If you mean to express contempt so great you do not even intend to finish reading a post or comment, I recommend you make it more explicit, by using the expressions "blah blah blah" or "tl;dr". As the Carolingian Cooks Guild has the express ethical commitment not to poison any by accident, so too here, if you are going to treat your discussant with disrespect due those beneath contempt, make it clear that it is deliberate. Otherwise, have the basic decency to read carefully, and, ideally, think deeply about, what someone else troubled to write before you respond to it.
Know that you aren't always going to know what is going on here. Kindly roll with it. Things will not always be as they may seem. There may well be discussions going on to which you are not party, and I can guarantee that I have a history of some sort, in some cases stretching back for decades, with just about everyone on my flist. You cannot assume you know the social context in which comments are made between me and someone else, or between any two commenters here.
An illustrative story: At Pennsic XXI, fellow denizen of the Carolingian encampment, seeing that I was extremely angry about something, presumed to advise me to chill out and be more tolerant of other people. I was so homicidal at that point, I turned and walked away, out of camp, across the whole of the Serengeddi, and down around the lake to try to cool off and regain my composure. An hour or two later, that same person encountered me again, and craved my pardon for having spoken so out of turn. He explained he had learned what I was so angry about: that a friend I had trusted had taken most of my grocery money and my shopping list, and taken them to the store on my behalf, and returned instead with -- I am not making this up -- a brown paper grocery bag full of limes for making limeade, leaving me with nothing to eat and little funds for getting more and no means to get to the store. Under the circumstance, he said, he thought I was showing admirable restraint. Pray learn from his mistake. Be careful with your assumptions, do not jump to conclusions, and see above about uncertainty, ambiguity, and ambivalence.
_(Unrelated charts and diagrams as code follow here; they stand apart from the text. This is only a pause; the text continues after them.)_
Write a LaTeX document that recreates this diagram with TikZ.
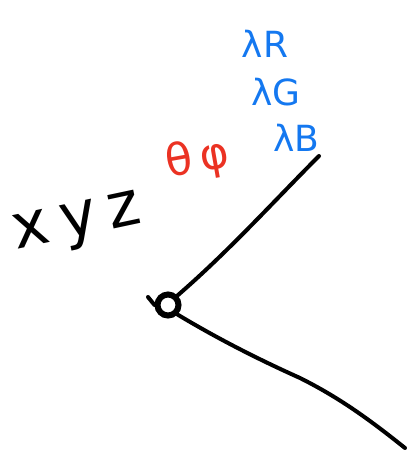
\documentclass[tikz,border=0pt]{standalone}
\usepackage{fontspec}
\setmainfont{DejaVu Sans}
\definecolor{penred}{RGB}{235,50,35}
\definecolor{penblue}{RGB}{20,120,240}
\begin{document}
\begin{tikzpicture}[x=1pt,y=-1pt,
  stroke/.style={line width=4pt,line cap=round,line join=round},
  lbl/.style={inner sep=0pt,font=\fontsize{36}{36}\selectfont}]
\useasboundingbox (0,0) rectangle (410,456);
\node[lbl,rotate=12,font=\fontsize{62}{62}\selectfont] (xyz) at (78,226) {x\hspace{12pt}y\hspace{12pt}z};
\node[lbl,text=penred,rotate=10,font=\fontsize{44}{44}\selectfont] (angles) at (198,160) {θ\,φ};
\node[lbl,text=penblue] (lr) at (265,44) {λR};
\node[lbl,text=penblue] (lg) at (276,92) {λG};
\node[lbl,text=penblue] (lb) at (296,138) {λB};
\node[draw,circle,line width=6pt,minimum size=21pt,inner sep=0pt] (c) at (168,305) {};
\coordinate (tick) at (148,297);
\coordinate (top) at (319,156);
\coordinate (mid) at (300,378);
\coordinate (end) at (405,448);
\draw[stroke] (tick) -- (c.west);
\draw[stroke] (c.north east) .. controls (230,250) and (275,200) .. (top);
\draw[stroke] (c.south east) .. controls (220,340) and (260,360) .. (mid) .. controls (340,398) and (370,420) .. (end);
\end{tikzpicture}
\end{document}
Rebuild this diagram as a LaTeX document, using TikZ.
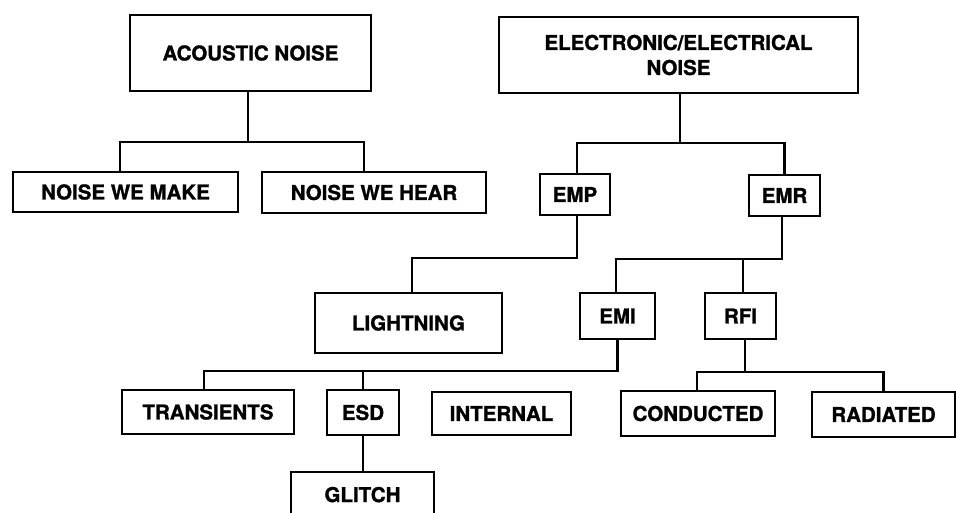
\documentclass[tikz,border=0pt]{standalone}
\usepackage{fontspec}
\setmainfont{TeX Gyre Heros}[BoldFeatures={FakeBold=1.2}]
\begin{document}
\begin{tikzpicture}[x=1pt,y=-1pt,
  box/.style={draw,line width=2.8pt,rectangle,inner sep=0pt,align=center,
    font=\fontsize{20.5}{25}\selectfont\bfseries},
  conn/.style={line width=2.8pt}]
\useasboundingbox (0,0) rectangle (956,513);
\node[box,minimum width=241pt,minimum height=76pt] (acou) at (250.5,53) {ACOUSTIC NOISE};
\node[box,minimum width=359pt,minimum height=76pt] (elec) at (678.5,55) {ELECTRONIC/ELECTRICAL\\NOISE};
\node[box,minimum width=225pt,minimum height=40pt] (make) at (125.5,192) {NOISE WE MAKE};
\node[box,minimum width=224pt,minimum height=41pt] (hear) at (374,192.5) {NOISE WE HEAR};
\node[box,minimum width=70pt,minimum height=41pt] (emp) at (575,194.5) {EMP};
\node[box,minimum width=71pt,minimum height=41pt] (emr) at (784.5,195.5) {EMR};
\node[box,minimum width=187pt,minimum height=60pt] (light) at (408.5,323) {LIGHTNING};
\node[box,minimum width=75pt,minimum height=46pt] (emi) at (617.5,316) {EMI};
\node[box,minimum width=71pt,minimum height=46pt] (rfi) at (740.5,316) {RFI};
\node[box,minimum width=172pt,minimum height=44pt] (trans) at (208,412) {TRANSIENTS};
\node[box,minimum width=72pt,minimum height=45pt] (esd) at (363,412.5) {ESD};
\node[box,minimum width=139pt,minimum height=43pt] (intl) at (501.5,413.5) {INTERNAL};
\node[box,minimum width=154pt,minimum height=45pt] (cond) at (698,413.5) {CONDUCTED};
\node[box,minimum width=143pt,minimum height=45pt] (rad) at (883.5,414.5) {RADIATED};
\node[box,minimum width=143pt,minimum height=66pt,text depth=0pt] (glitch) at (362.5,505) {\raisebox{21pt}{GLITCH}};
% junction coordinates
\coordinate (j1) at (248,142);
\coordinate (j2) at (680,143);
\coordinate (j3) at (412,258);
\coordinate (j4) at (616,259);
\coordinate (j5) at (743,259);
\coordinate (j6) at (204,371);
\coordinate (j7) at (363,371);
\coordinate (j8) at (745,372);
% connectors
\draw[conn] (acou.south -| j1) -- (j1);
\draw[conn] ([xshift=-5.5pt]make.north) |- (j1) -| ([xshift=-10pt]hear.north);
\draw[conn] (elec.south -| j2) -- (j2);
\draw[conn] ([xshift=2pt]emp.north) |- (j2) -| (emr.north);
\draw[conn] ([xshift=2pt]emp.south) |- (j3) -- (light.north -| j3);
\draw[conn] ([xshift=-2.5pt]emr.south) |- (j4) -- (emi.north -| j4);
\draw[conn] (j5) -- (rfi.north -| j5);
\draw[conn] (emi.south) |- (j6) -- (trans.north -| j6);
\draw[conn] (j7) -- (esd.north);
\draw[conn] (esd.south) -- (esd.south |- glitch.north);
\draw[conn] (rfi.south -| j8) -- (j8);
\draw[conn] ([xshift=-1pt]cond.north) |- (j8) -| (rad.north);
\end{tikzpicture}
\end{document}
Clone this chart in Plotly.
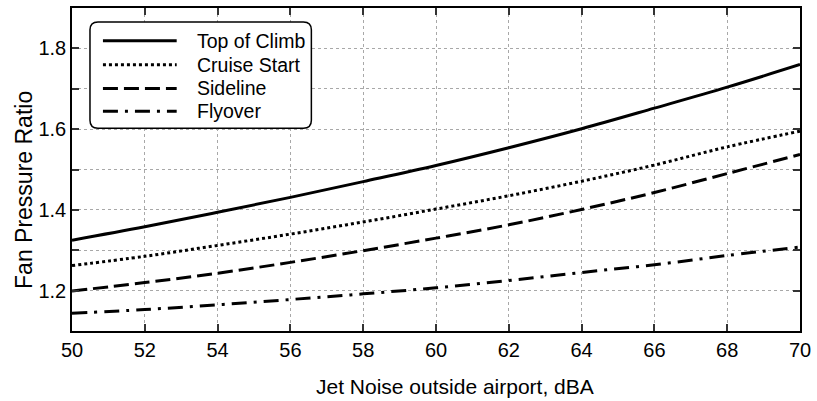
import plotly.graph_objects as go

noise = [50, 52, 54, 56, 58, 60, 62, 64, 66, 68, 70]
top_of_climb = [1.325, 1.358, 1.394, 1.431, 1.470, 1.510, 1.554, 1.601, 1.652, 1.704, 1.760]
cruise_start = [1.262, 1.285, 1.312, 1.340, 1.370, 1.402, 1.435, 1.471, 1.511, 1.556, 1.595]
sideline = [1.199, 1.220, 1.243, 1.270, 1.299, 1.330, 1.363, 1.401, 1.443, 1.490, 1.537]
flyover = [1.144, 1.153, 1.165, 1.178, 1.192, 1.207, 1.225, 1.245, 1.264, 1.287, 1.308]

names = ["Top of Climb", "Cruise Start", "Sideline", "Flyover"]
series = [top_of_climb, cruise_start, sideline, flyover]
dashes = ["solid", "3px,3px", "15px,6px", "15px,7px,3px,7px"]
widths = [3, 3, 3, 3]

x_title = "Jet Noise outside airport, dBA"
y_title = "Fan Pressure Ratio"

FONT = "Liberation Sans, Arial, sans-serif"

fig = go.Figure()
for n, s, d, w in zip(names, series, dashes, widths):
    fig.add_trace(go.Scatter(x=noise, y=s, name=n, mode="lines",
                             line=dict(color="black", width=w, dash=d, shape="spline"),
                             showlegend=False))

yt = [round(1.1 + 0.1 * i, 1) for i in range(9)]
ytext = [("%.1f" % v) if (round(v * 10) % 2 == 0 and 1.1 < v < 1.9) else "" for v in yt]

fig.update_layout(
    width=817, height=401,
    margin=dict(l=72, r=15, t=6, b=70),
    paper_bgcolor="white", plot_bgcolor="white",
    font=dict(family=FONT, size=20, color="black"),
    xaxis=dict(range=[50, 70], tickvals=list(range(50, 71, 2)),
               showgrid=True, gridcolor="#a8a8a8", griddash="dot", gridwidth=1,
               ticks="inside", ticklen=7, tickwidth=1.5, tickcolor="#333",
               showline=True, linecolor="black", linewidth=1.5, mirror="ticks",
               zeroline=False),
    yaxis=dict(range=[1.1, 1.9], tickvals=yt, ticktext=ytext,
               showgrid=True, gridcolor="#a8a8a8", griddash="dot", gridwidth=1,
               ticks="inside", ticklen=7, tickwidth=1.5, tickcolor="#333",
               showline=True, linecolor="black", linewidth=1.5, mirror="ticks",
               zeroline=False),
)

fig.add_annotation(x=0.5267, y=-0.172, xref="paper", yref="paper", text=x_title,
                   showarrow=False, xanchor="center", yanchor="middle",
                   font=dict(size=21, family=FONT, color="black"))
fig.add_annotation(x=-0.0658, y=0.437, xref="paper", yref="paper", text=y_title,
                   showarrow=False, xanchor="center", yanchor="middle", textangle=-90,
                   font=dict(size=23, family=FONT, color="black"))

# custom legend box with rounded corners (paper coords)
x0, x1 = 0.0247, 0.3288
y0, y1 = 0.628, 0.957
rx, ry = 8 / 730, 8 / 325
path = (f"M {x0+rx},{y0} L {x1-rx},{y0} Q {x1},{y0} {x1},{y0+ry} "
        f"L {x1},{y1-ry} Q {x1},{y1} {x1-rx},{y1} L {x0+rx},{y1} "
        f"Q {x0},{y1} {x0},{y1-ry} L {x0},{y0+ry} Q {x0},{y0} {x0+rx},{y0} Z")
fig.add_shape(type="path", path=path, xref="paper", yref="paper",
              line=dict(color="black", width=1.5), fillcolor="white", layer="above")

rows = [0.8985, 0.8246, 0.7508, 0.680]
for n, d, w, ry_ in zip(names, dashes, widths, rows):
    fig.add_shape(type="line", xref="paper", yref="paper", x0=0.0425, x1=0.1438,
                  y0=ry_, y1=ry_, line=dict(color="black", width=w, dash=d), layer="above")
    fig.add_annotation(x=0.1685, y=ry_, xref="paper", yref="paper", text=n,
                       showarrow=False, xanchor="left", yanchor="middle",
                       font=dict(size=19.5, family=FONT, color="black"))

fig.write_html("out.html")
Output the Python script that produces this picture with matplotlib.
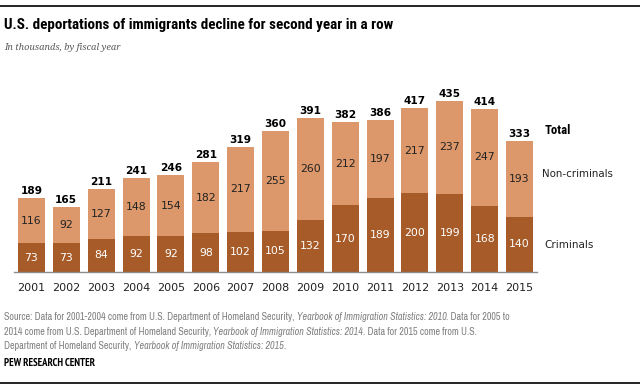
import matplotlib
matplotlib.use("Agg")
import matplotlib.pyplot as plt
from matplotlib import font_manager
from matplotlib.text import Annotation

years = ["2001", "2002", "2003", "2004", "2005", "2006", "2007", "2008",
         "2009", "2010", "2011", "2012", "2013", "2014", "2015"]
criminals = [73, 73, 84, 92, 92, 98, 102, 105, 132, 170, 189, 200, 199, 168, 140]
non_criminals = [116, 92, 127, 148, 154, 182, 217, 255, 260, 212, 197, 217, 237, 247, 193]
totals = [189, 165, 211, 241, 246, 281, 319, 360, 391, 382, 386, 417, 435, 414, 333]

DARK = "#A65B28"
LIGHT = "#DC986A"

def wnum(w):
    if isinstance(w, (int, float)):
        return int(w)
    return font_manager.weight_dict.get(str(w), 400)

entries = {}
for f in font_manager.fontManager.ttflist:
    entries.setdefault(f.name, []).append((wnum(f.weight), f.style))

def pick(cands, need_bold=False, need_italic=False):
    for c in cands:
        e = entries.get(c)
        if not e:
            continue
        weights = [w for w, s in e]
        if not any(350 <= w <= 500 for w in weights):
            continue
        if need_bold and not any(w >= 600 for w in weights):
            continue
        if need_italic and not any(s in ("italic", "oblique") for w, s in e):
            continue
        return [c, "DejaVu Sans"]
    return ["DejaVu Sans"]

COND_CANDS = ["Roboto Condensed", "Fira Sans Condensed", "IBM Plex Sans Condensed",
              "Archivo Narrow", "PT Sans Narrow", "Barlow Semi Condensed",
              "Asap Condensed", "Encode Sans Condensed", "Liberation Sans Narrow"]
NARROW_CANDS = ["PT Sans Narrow", "Archivo Narrow", "Barlow Semi Condensed",
                "Barlow Condensed", "Roboto Condensed", "Fira Sans Condensed",
                "Asap Condensed", "Liberation Sans Narrow"]
TITLEF = pick(COND_CANDS, need_bold=True)
COND = pick(NARROW_CANDS, need_italic=True)
if COND == ["DejaVu Sans"]:
    COND = pick(NARROW_CANDS)
PEWF = pick(NARROW_CANDS, need_bold=True)
SERIF = pick(["Georgia", "Noto Serif", "Merriweather", "Liberation Serif", "DejaVu Serif"],
             need_italic=True)
LABEL = ["DejaVu Sans"]

W, H = 640, 389
fig = plt.figure(figsize=(W / 100, H / 100), dpi=100)
renderer = fig.canvas.get_renderer()

def fx(px):
    return px / W

def fy(py):
    return 1 - py / H

def fit(artists, target):
    w = sum(a.get_window_extent(renderer).width for a in artists)
    for a in artists:
        a.set_fontsize(a.get_fontsize() * target / w)

ax_left, ax_right = 14, 537
base = 272
yspan = 500
pxh = 0.393 * yspan
ax = fig.add_axes([fx(ax_left), fy(base), (ax_right - ax_left) / W, pxh / H])
x = list(range(len(years)))
ax.bar(x, criminals, width=0.775, color=DARK, zorder=2)
ax.bar(x, non_criminals, width=0.775, bottom=criminals, color=LIGHT, zorder=2)
ax.set_xlim(-0.5, len(years) - 0.5)
ax.set_ylim(0, yspan)
for s in ["top", "right", "left"]:
    ax.spines[s].set_visible(False)
ax.spines["bottom"].set_color("#8c8c8c")
ax.spines["bottom"].set_linewidth(1.0)
ax.set_yticks([])
ax.set_xticks(x)
ax.set_xticklabels(years, family=LABEL, fontsize=8, color="#222222")
ax.tick_params(axis="x", length=0, pad=8)

for i in x:
    c, n, t = criminals[i], non_criminals[i], totals[i]
    ax.text(i, c / 2, str(c), ha="center", va="center", color="white",
            fontsize=7.8, family=LABEL)
    ax.text(i, c + n / 2, str(n), ha="center", va="center", color="#222222",
            fontsize=7.8, family=LABEL)
    ax.text(i, c + n + 5, str(t), ha="center", va="bottom", color="black",
            fontsize=7.6, family=LABEL, fontweight="bold")

t1 = fig.text(fx(545), fy(130), "Total", fontsize=8, fontweight="bold",
              family=TITLEF, va="center", ha="left")
t2 = fig.text(fx(542), fy(174), "Non-criminals", fontsize=8, family=LABEL,
              va="center", ha="left", color="#222222")
t3 = fig.text(fx(544), fy(245), "Criminals", fontsize=8, family=LABEL,
              va="center", ha="left", color="#222222")
fit([t1], 26)
fit([t2], 71)
fit([t3], 49)

title = fig.text(fx(4), fy(25), "U.S. deportations of immigrants decline for second year in a row",
                 fontsize=12, fontweight="bold", family=TITLEF, va="center", ha="left")
fit([title], 391)
sub = fig.text(fx(4), fy(47), "In thousands, by fiscal year", fontsize=9,
               family=SERIF, style="italic", color="#5a5a5a", va="center", ha="left")
fit([sub], 117)

GREY = "#808080"
src_lines = [
    [("Source: Data for 2001-2004 come from U.S. Department of Homeland Security, ", "normal"),
     ("Yearbook of Immigration Statistics: 2010", "italic"),
     (". Data for 2005 to", "normal")],
    [("2014 come from U.S. Department of Homeland Security, ", "normal"),
     ("Yearbook of Immigration Statistics: 2014", "italic"),
     (". Data for 2015 come from U.S.", "normal")],
    [("Department of Homeland Security, ", "normal"),
     ("Yearbook of Immigration Statistics: 2015", "italic"),
     (".", "normal")],
]
line_y = [317, 332, 346]
all_lines = []
for ly, parts in zip(line_y, src_lines):
    prev = None
    arts = []
    for txt, st in parts:
        if prev is None:
            prev = fig.text(fx(4), fy(ly), txt, fontsize=7.5, family=COND,
                            style=st, color=GREY, va="center", ha="left")
        else:
            prev = fig.add_artist(Annotation(
                txt, xy=(1, 0), xycoords=prev, va="bottom", ha="left",
                fontsize=7.5, family=COND, style=st, color=GREY))
        arts.append(prev)
    all_lines.append(arts)
w0 = sum(a.get_window_extent(renderer).width for a in all_lines[0])
scale = 509 / w0
for arts in all_lines:
    for a in arts:
        a.set_fontsize(a.get_fontsize() * scale)

pew = fig.text(fx(4), fy(363), "PEW RESEARCH CENTER", fontsize=7.5, fontweight="bold",
               family=PEWF, va="center", ha="left")
fit([pew], 92)

fig.add_artist(plt.Line2D([0, 1], [fy(6), fy(6)], color="black", lw=1.2))
fig.add_artist(plt.Line2D([0, 1], [fy(383), fy(383)], color="black", lw=1.2))

fig.savefig("out.png", dpi=100)
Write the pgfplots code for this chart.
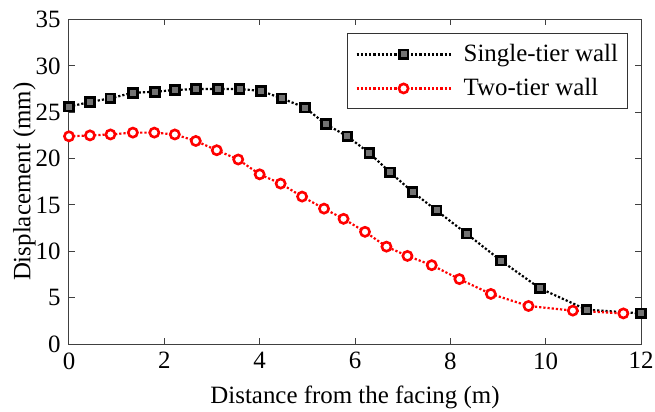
\documentclass[border=0pt]{standalone}
\usepackage{fontspec}
\setmainfont{Liberation Serif}
\usepackage{pgfplots}
\pgfplotsset{compat=1.18}
\begin{document}
\fontsize{25}{29}\selectfont
\begin{tikzpicture}
\begin{axis}[
  scale only axis,
  width=572bp, height=324.5bp,
  xmin=0, xmax=12, ymin=0, ymax=35,
  xtick={0,2,4,6,8,10,12}, ytick={0,5,10,15,20,25,30,35},
  xticklabels={\textrm{0},\textrm{2},\textrm{4},\textrm{6},\textrm{8},\textrm{10},\textrm{12}},
  yticklabels={\textrm{0},\textrm{5},\textrm{10},\textrm{15},\textrm{20},\textrm{25},\textrm{30},\textrm{35}},
  tick align=inside, tickwidth=6bp,
  axis line style={black!75, line width=1bp},
  every tick/.style={black!75, line width=1bp},
  tick label style={font=\fontsize{25}{29}\selectfont},
  label style={font=\fontsize{25}{29}\selectfont},
  xlabel={Distance from the facing (m)},
  ylabel={Displacement (mm)},
  xlabel style={yshift=0bp},
  ylabel style={yshift=-17bp},
  legend style={at={(rel axis cs:0.978,0.957)}, anchor=north east, draw=black!80, line width=1bp,
    font=\fontsize{25}{29}\selectfont, inner xsep=8bp, inner ysep=8bp, row sep=9bp,
    /tikz/every odd column/.append style={column sep=10bp}},
  legend cell align=left,
  legend image code/.code={\draw[mark repeat=2,mark phase=2] plot coordinates {(0bp,0bp)(47bp,0bp)(94bp,0bp)};},
]
\addplot[black, dotted, line width=2.2bp, mark=square*, mark size=4.4bp,
  mark options={solid, fill=black!55, draw=black, line width=2.8bp}]
coordinates {
(0,25.6)(0.44,26.1)(0.87,26.5)(1.34,27.1)(1.80,27.2)(2.22,27.4)(2.66,27.5)(3.13,27.5)
(3.58,27.5)(4.03,27.3)(4.46,26.5)(4.95,25.5)(5.39,23.7)(5.84,22.4)(6.30,20.6)(6.74,18.5)
(7.21,16.4)(7.71,14.4)(8.34,11.9)(9.06,9.0)(9.88,6.0)(10.86,3.7)(12.0,3.3)
};
\addlegendentry{Single-tier wall}
\addplot[red, dotted, line width=2.2bp, mark=*, mark size=4.6bp,
  mark options={solid, fill=white, draw=red, line width=2.6bp}]
coordinates {
(0,22.4)(0.44,22.5)(0.87,22.6)(1.34,22.8)(1.79,22.8)(2.22,22.6)(2.66,21.9)(3.10,20.9)
(3.55,19.9)(4.0,18.3)(4.44,17.3)(4.89,15.9)(5.35,14.6)(5.76,13.5)(6.21,12.1)(6.66,10.5)
(7.10,9.5)(7.61,8.5)(8.19,7.0)(8.85,5.4)(9.64,4.1)(10.57,3.6)(11.63,3.3)
};
\addlegendentry{Two-tier wall}
\end{axis}
\pgfresetboundingbox
\path[use as bounding box] (-69bp,-68bp) rectangle (586bp,344bp);
\end{tikzpicture}
\end{document}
Similarly, if you are not a Carolingian/Easterner/etc, remember your experience is not as likely to illuminate Carolingian/Eastern/etc issues as you might think, because differences between local groups and between kingdoms is greater than many people are aware. Before telling us how things are elsewhere in the midst of a discussion of how things are here, you might first adopt a particular Carolingian custom of courtesy. It was (and perhaps is) taught here to our new members to bite their tongues whenever abroad and they find themselves about to say, "In Carolingia, we..."
In summation: Doubt yourself a little. I ask that before commenting, you contemplate the possibilities, "Well, maybe I don't know what I'm talking about", "Maybe I don't know better", "Maybe this isn't the time or place for this", "What if I misunderstood the point of that which which I'm replying?", "Maybe I don't need this resolved right now", "Maybe I could answer this with a quick google", "Maybe I'm just anxious about not knowing", "Maybe I don't need to rush to propose a fix", "Maybe I don't know the whole story", "Maybe the case I have in mind doesn't apply here", etc. This is what intellectual humility looks like, and I commend it to you. Examine the possibilities, adjust accordingly, and then, if so minded, click "Post comment".